Ce qui, avant tout, distingue la femme noble de province de celle de Paris, c’est qu’elle fréquente peu la Cour. Placée en dehors de ce milieu, où règne le luxe, où tout souci de la morale a disparu, où triomphent l’esprit d’intrigue et de coterie, la grande dame de province doit, semble-t-il, avoir des préoccupations, une vie, une personnalité bien différentes.

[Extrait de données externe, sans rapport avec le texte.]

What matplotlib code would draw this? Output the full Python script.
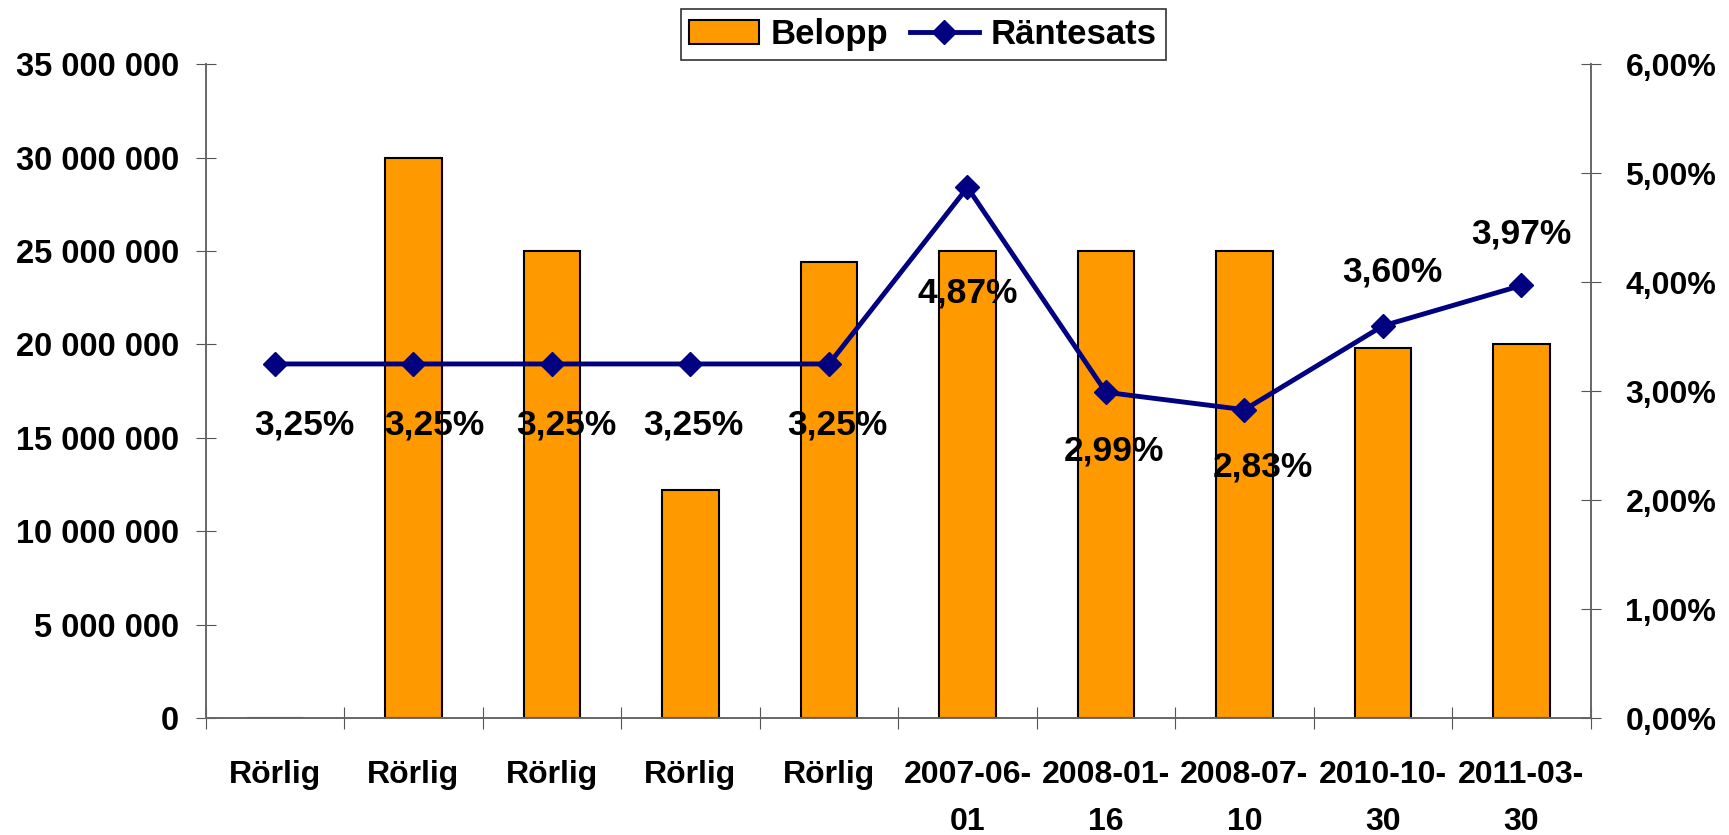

Il s’en faut cependant que toutes les femmes nobles de province, auxquelles les charges de leur mari ou leur fortune ne permettent pas de résider à Paris et de fréquenter quotidiennement Versailles, mènent une vie identique. « Les gentilshommes aisés, dit l’auteur de la plus complète étude sur la noblesse au xviiie siècle, se divisèrent en deux classes : les uns recherchèrent la société, se fréquentèrent de château à château, eurent hôtel ou appartement à la ville pour l’hiver, coururent les réceptions ; les autres, tout entiers à la vie rurale, furent des chasseurs, des pêcheurs, des propriétaires préoccupés de leur culture et vécurent parfois en solitaires dans leurs châteaux[1]. » Les gentilshommes pauvres, qui composent la grande masse de l’ordre de la noblesse, mènent, sinon toujours par goût du moins par force, cette même existence isolée. Naturellement, cette distinction s’applique à leurs femmes et bien différente est la vie de celles qui, dans les villes petites ou grandes, s’efforcent de vivre suivant la mode de Paris ou de Versailles, et celles qui, attachées à leurs terres, partagent avec leurs maris ou

  1. Henri Carré. La noblesse de France et l’opinion publique au xviiie siècle.